◆ **Objective**
From the first line of the data below through the line holding "import pandas as pd", output each line exactly and leave the pictures out.

┏━━

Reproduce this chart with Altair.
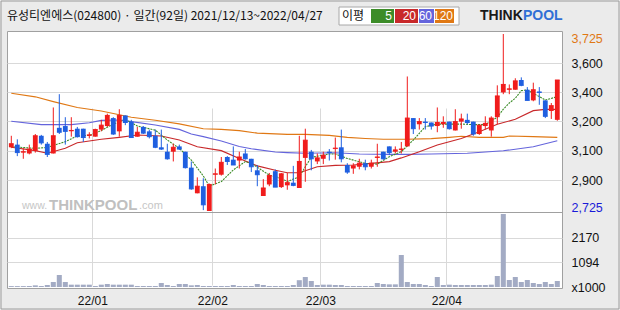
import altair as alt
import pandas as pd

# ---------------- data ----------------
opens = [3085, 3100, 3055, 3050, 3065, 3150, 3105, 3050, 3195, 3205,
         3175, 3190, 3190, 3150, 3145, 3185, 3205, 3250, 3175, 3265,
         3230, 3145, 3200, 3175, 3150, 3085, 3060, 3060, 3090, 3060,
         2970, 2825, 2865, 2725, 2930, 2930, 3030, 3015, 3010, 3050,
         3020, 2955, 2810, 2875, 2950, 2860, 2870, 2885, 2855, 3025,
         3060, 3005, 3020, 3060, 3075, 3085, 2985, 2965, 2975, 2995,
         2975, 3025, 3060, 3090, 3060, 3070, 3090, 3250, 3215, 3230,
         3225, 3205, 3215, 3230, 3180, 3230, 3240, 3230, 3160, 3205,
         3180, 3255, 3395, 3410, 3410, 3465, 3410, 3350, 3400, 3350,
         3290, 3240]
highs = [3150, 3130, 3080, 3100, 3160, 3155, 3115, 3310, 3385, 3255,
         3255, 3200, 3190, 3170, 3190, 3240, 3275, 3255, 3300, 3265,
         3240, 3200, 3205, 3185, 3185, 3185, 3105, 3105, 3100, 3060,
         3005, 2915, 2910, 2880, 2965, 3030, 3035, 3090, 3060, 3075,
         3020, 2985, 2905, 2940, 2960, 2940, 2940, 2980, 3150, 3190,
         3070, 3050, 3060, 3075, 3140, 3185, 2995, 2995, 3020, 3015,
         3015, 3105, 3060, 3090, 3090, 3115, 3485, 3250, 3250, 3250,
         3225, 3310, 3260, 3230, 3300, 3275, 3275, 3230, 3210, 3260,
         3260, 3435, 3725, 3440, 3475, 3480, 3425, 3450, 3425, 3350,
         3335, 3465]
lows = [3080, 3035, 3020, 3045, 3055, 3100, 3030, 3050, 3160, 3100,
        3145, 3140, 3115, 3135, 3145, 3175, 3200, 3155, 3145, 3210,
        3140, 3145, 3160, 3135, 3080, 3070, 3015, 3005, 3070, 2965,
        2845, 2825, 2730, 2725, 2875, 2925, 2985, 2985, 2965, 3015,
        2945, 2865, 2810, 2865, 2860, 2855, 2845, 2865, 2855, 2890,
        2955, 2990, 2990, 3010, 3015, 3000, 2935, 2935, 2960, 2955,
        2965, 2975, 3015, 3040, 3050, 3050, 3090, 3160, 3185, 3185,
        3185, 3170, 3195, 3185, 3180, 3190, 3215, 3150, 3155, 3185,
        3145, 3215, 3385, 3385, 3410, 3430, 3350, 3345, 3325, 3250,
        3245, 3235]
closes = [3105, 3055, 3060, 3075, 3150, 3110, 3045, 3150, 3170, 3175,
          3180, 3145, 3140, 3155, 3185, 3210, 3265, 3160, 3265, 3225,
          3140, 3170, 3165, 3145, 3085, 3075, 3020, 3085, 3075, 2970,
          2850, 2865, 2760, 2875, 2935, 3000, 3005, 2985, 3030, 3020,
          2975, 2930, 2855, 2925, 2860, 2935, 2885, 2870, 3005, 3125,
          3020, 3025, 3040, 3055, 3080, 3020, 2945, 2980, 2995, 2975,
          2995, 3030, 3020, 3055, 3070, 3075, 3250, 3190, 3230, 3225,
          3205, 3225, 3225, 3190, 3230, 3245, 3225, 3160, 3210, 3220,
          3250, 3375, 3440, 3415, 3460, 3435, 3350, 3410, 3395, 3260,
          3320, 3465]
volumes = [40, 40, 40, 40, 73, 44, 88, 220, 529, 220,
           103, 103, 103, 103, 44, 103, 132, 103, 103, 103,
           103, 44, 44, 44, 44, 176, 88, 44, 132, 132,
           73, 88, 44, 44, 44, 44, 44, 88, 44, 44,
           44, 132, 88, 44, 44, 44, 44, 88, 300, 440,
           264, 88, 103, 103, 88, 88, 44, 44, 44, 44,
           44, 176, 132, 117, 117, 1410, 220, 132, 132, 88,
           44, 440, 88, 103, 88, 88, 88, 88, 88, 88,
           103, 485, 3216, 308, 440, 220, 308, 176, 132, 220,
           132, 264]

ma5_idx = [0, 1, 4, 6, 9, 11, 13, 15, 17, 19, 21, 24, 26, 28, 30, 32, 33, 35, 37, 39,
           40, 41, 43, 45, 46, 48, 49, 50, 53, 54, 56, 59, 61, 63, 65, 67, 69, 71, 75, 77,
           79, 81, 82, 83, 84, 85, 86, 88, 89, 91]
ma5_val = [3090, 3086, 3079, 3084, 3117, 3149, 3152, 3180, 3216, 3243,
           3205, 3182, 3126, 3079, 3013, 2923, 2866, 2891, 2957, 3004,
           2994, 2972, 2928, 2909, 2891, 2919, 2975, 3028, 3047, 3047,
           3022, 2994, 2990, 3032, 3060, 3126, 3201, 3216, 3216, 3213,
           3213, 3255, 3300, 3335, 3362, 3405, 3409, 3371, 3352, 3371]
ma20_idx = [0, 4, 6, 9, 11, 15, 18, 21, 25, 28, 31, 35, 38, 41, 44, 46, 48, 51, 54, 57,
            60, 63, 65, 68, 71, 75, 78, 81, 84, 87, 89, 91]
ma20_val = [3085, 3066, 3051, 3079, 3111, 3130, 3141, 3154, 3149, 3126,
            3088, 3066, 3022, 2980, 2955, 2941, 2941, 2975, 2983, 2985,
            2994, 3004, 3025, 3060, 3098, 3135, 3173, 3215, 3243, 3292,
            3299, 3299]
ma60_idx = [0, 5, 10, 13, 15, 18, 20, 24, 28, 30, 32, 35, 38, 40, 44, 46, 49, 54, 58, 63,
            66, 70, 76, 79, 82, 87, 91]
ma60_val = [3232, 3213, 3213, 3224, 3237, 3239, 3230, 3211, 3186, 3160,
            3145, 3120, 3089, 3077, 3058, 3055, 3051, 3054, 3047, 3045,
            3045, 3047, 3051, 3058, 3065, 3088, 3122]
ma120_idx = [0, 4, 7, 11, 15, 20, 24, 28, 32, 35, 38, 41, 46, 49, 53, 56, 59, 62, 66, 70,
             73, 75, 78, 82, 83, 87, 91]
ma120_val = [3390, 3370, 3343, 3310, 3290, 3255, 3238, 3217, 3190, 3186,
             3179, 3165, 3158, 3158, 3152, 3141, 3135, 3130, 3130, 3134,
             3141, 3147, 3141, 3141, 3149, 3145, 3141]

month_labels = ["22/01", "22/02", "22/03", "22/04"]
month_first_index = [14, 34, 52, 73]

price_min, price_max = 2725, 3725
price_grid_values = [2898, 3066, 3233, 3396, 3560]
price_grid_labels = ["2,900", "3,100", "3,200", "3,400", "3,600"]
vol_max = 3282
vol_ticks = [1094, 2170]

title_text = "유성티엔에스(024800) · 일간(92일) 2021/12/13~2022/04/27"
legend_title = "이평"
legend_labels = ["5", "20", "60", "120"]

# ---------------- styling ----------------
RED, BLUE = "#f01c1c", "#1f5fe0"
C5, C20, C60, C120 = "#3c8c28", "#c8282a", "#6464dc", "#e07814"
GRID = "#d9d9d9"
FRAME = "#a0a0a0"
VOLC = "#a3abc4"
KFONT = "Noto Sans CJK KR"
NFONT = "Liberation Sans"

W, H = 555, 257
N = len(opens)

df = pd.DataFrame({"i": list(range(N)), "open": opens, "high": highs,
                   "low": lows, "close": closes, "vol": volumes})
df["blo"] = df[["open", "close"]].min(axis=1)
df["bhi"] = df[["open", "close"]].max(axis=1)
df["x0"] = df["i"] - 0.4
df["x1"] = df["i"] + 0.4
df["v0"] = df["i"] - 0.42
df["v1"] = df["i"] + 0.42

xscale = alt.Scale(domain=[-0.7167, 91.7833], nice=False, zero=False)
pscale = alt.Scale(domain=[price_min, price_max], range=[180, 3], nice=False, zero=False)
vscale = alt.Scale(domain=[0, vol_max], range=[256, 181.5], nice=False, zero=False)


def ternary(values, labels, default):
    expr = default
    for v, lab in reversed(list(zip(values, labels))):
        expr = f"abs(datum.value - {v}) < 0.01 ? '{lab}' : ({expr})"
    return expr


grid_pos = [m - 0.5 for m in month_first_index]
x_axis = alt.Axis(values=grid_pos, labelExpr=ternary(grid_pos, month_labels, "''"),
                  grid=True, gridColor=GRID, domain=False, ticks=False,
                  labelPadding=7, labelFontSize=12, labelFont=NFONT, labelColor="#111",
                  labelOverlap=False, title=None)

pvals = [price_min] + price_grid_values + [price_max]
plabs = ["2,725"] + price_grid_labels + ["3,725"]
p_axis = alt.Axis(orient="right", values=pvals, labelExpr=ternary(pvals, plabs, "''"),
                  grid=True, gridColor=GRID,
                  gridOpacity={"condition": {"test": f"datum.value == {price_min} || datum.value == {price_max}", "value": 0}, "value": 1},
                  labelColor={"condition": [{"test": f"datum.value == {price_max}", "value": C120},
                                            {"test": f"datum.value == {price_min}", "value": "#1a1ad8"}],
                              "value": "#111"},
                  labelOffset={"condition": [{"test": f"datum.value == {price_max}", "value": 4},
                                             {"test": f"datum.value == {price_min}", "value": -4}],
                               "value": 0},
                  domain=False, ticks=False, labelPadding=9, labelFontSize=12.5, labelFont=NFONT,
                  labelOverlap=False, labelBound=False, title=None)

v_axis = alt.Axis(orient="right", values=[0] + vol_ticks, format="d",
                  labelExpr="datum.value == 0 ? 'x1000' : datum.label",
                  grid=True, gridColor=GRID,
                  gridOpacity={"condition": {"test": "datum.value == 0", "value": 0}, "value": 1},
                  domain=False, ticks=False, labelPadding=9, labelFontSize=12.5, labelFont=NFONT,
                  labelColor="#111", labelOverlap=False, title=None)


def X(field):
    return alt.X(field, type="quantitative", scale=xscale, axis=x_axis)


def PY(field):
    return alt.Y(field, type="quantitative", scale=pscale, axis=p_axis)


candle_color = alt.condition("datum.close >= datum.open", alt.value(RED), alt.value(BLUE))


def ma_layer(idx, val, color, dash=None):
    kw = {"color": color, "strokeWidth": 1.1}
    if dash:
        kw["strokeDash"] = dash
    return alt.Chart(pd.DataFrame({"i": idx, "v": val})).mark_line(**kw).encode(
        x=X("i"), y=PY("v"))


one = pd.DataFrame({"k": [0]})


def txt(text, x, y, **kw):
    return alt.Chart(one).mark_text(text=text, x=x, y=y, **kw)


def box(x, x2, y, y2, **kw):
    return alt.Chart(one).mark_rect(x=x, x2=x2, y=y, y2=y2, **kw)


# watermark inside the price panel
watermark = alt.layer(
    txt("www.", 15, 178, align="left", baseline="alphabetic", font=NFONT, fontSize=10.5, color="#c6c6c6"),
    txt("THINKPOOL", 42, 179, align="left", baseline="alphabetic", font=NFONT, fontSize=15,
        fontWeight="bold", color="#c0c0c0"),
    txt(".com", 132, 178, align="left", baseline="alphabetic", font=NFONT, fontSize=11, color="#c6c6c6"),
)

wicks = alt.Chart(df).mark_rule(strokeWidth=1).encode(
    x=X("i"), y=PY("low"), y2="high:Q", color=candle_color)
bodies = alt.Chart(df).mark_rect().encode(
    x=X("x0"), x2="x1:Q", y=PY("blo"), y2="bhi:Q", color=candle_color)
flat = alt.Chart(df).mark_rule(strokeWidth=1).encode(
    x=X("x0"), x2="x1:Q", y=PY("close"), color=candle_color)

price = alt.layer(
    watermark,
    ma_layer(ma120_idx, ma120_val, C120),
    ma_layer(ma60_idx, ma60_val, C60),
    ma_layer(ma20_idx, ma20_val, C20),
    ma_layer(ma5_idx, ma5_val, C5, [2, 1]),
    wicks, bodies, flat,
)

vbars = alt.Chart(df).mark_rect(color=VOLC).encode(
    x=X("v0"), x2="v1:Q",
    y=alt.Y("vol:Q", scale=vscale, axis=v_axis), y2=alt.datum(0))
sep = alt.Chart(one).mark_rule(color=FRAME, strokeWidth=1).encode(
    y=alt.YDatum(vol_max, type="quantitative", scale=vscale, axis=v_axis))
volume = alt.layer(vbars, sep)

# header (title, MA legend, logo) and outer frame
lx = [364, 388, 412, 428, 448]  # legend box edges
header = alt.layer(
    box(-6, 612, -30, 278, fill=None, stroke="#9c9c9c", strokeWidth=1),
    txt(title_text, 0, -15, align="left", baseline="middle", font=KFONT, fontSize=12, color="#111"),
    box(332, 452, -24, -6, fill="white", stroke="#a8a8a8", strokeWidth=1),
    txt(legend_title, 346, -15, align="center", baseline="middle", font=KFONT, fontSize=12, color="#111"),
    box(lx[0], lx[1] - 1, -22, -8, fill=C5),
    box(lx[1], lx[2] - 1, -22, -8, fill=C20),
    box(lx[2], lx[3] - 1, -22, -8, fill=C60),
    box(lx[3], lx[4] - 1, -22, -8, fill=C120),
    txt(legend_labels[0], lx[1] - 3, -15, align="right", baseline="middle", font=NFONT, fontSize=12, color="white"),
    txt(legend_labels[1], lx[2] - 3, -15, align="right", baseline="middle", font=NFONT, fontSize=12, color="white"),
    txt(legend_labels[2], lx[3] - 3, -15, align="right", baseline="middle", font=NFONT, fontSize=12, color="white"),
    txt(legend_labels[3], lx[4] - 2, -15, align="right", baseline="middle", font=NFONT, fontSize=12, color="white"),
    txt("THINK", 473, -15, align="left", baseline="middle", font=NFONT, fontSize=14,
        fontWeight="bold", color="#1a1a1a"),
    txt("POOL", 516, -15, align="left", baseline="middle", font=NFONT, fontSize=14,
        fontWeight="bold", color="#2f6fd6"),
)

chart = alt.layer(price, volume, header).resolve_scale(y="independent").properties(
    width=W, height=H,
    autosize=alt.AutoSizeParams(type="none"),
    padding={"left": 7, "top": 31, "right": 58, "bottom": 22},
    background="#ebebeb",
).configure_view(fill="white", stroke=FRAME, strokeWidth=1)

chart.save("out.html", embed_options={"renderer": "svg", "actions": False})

┗━━

◆ **The result**
Reproduce this chart with Altair.
import altair as alt
import pandas as pd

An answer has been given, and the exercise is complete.